Tips for Planning Your Move at the Best Time
Plan early to cut stress. Treat your move like a project: timeline first, then bookings, then paperwork.
If your plan includes a mortgage, build in time for surveys and conveyancing. Recent industry tracking has put average time to exchange at around four months, and some transactions take longer depending on leasehold and chain complexity.
A simple timeline you can actually work to
| When | What you do | Why it matters |
|---|---|---|
| 10 to 16 weeks before your ideal move | Instruct your conveyancer, gather ID, and line up your mortgage application (if needed). | It reduces the chance your mortgage offer or survey window becomes the bottleneck. |
| 6 to 8 weeks before your ideal move | Book free, no-obligation property valuations with two agencies and agree a launch plan. | You give yourself time for pricing, marketing, and viewings, without panicking later. |
| 2 to 4 weeks before completion | Confirm removals, parking, access, and key arrangements with the estate agent and the other side. | Small access issues cause big delays on completion day. |
| Completion week | Pack with essentials separate, plan for late key release, and keep a back-up overnight option. | Funds transfers and chains do not always run to your schedule. |
- Book free, no-obligation property valuations with both agencies six to eight weeks before your target date, to set price and allow time for marketing and viewings.
- Ask Prominence Estates to place your adverts on social media and major online portals. We can publish listings within 24 hours of instruction, which can help reduce void periods.
- Speak to letting agents early if you need a short-term rental, so you do not accept a poor move date just to avoid overlap.

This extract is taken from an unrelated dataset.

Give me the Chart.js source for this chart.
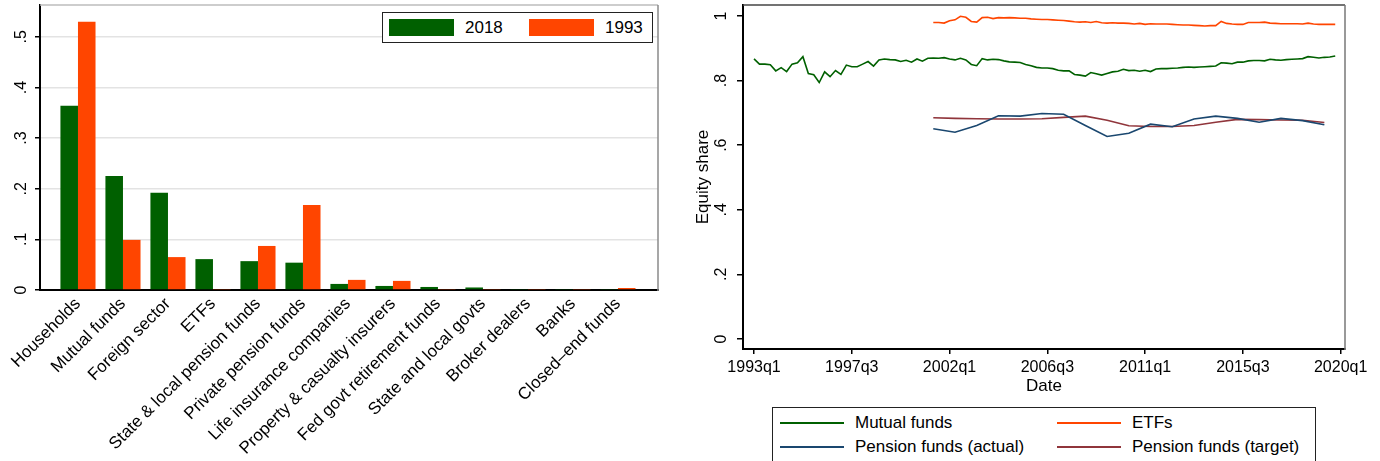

- If you are a landlord, use an independent, accredited inventory company for a pre-move inspection and regular checks. Clear inventories reduce deposit disputes and speed up handovers.

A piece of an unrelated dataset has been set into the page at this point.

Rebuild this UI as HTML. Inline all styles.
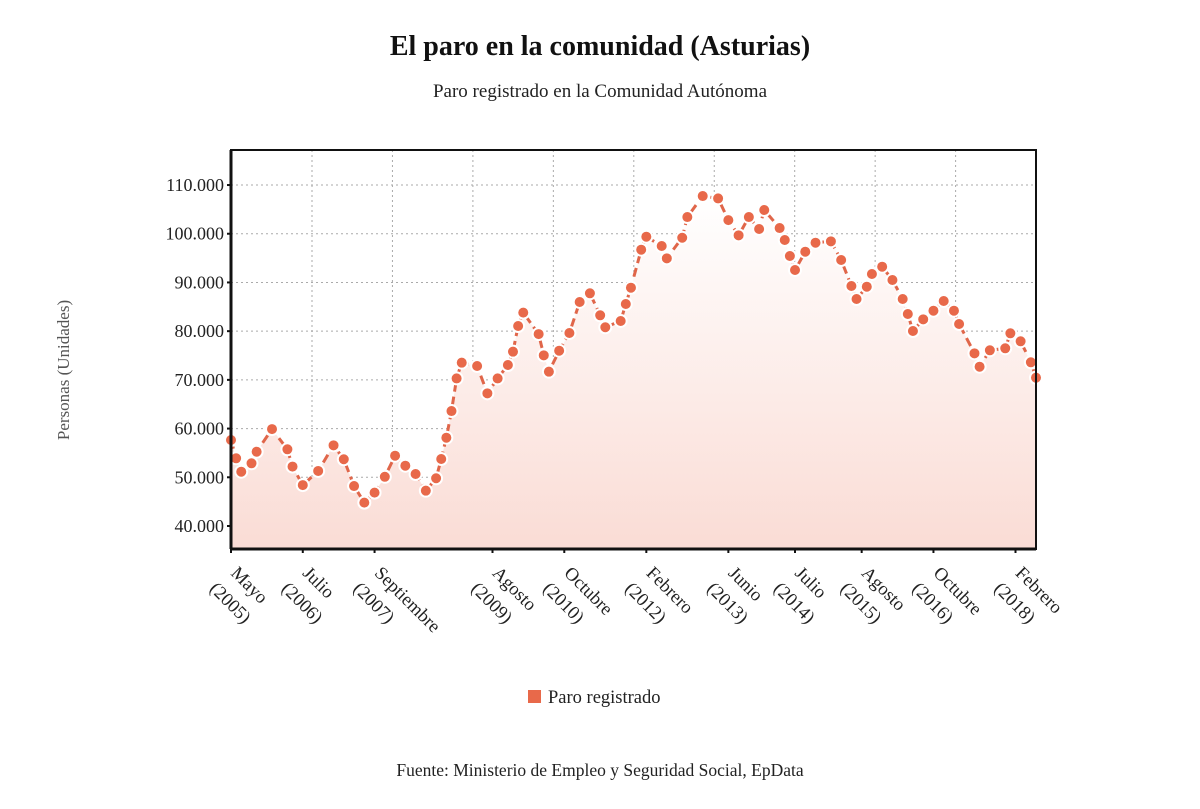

- If you are a tenant, keep your tenancy agreement, check-in report, and dated photos together. They are your quickest route to resolving end-of-tenancy queries.
- If you take a deposit, protect it quickly. GOV.UK guidance states landlords or agents have 30 days to protect a tenancy deposit and provide the required information.

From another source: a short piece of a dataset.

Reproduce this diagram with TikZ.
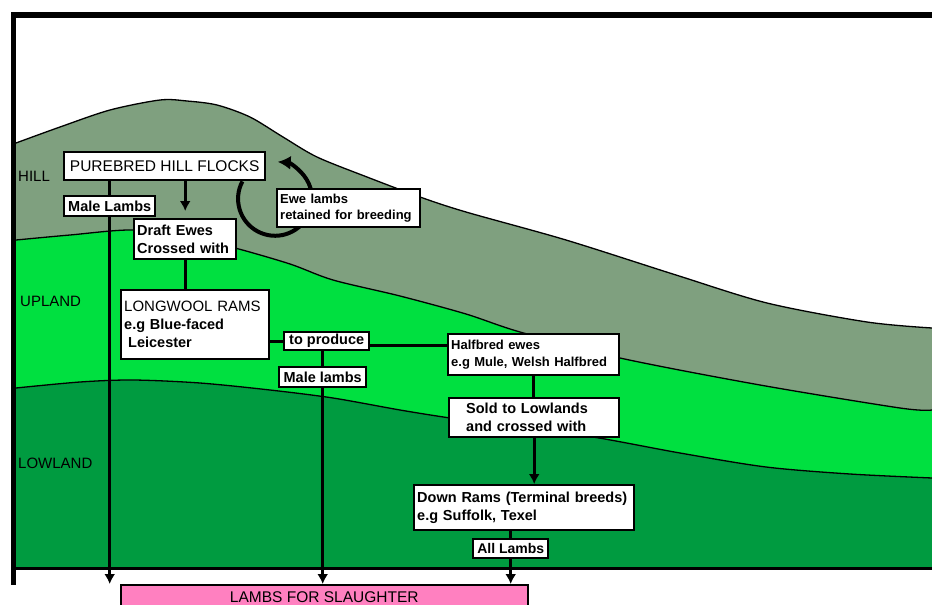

- If you are arranging a formal valuation (probate, shared ownership staircasing, or investment reporting), consider using a RICS registered valuer, which is a route firms such as Cartwright Hands can offer.
- Register on both agency websites to get instant alerts on new listings and status updates. You will move faster when the right property appears.
Conclusion
The best time to move is the time you can execute cleanly, with the right professionals booked and your paperwork ready.
Summer brings more listings, but removals and conveyancing can be stretched, especially on Fridays and in late August.
If you want a calmer move, spring and autumn often give steadier demand and more workable booking slots. Speak to estate agents in Coventry early, book your valuations, and plan your move date around the slowest part of your chain.
FAQs
1. When is the best time to move home in the UK?
Summer, especially June to August, is often best for a quick sale and more buyers, but removals firms are busy and house prices can be higher.
2. Do house prices rise in the peak moving season?
Not always; estate agents see more demand in peak months, which can push house prices up, but local markets and wider economic data can change that.
3. Should I move during school term or school holidays?
Many families use the long school holidays to avoid disrupting term time. Moving in term time can work, but expect more juggling and possible conveyancing delays.
4. What practical steps help me pick the right time to move?
Check recent house prices in your area and talk to an estate agent, then book a conveyancer and a removals firm early. Consider stamp duty rules, your work dates and the school term when you set a moving week.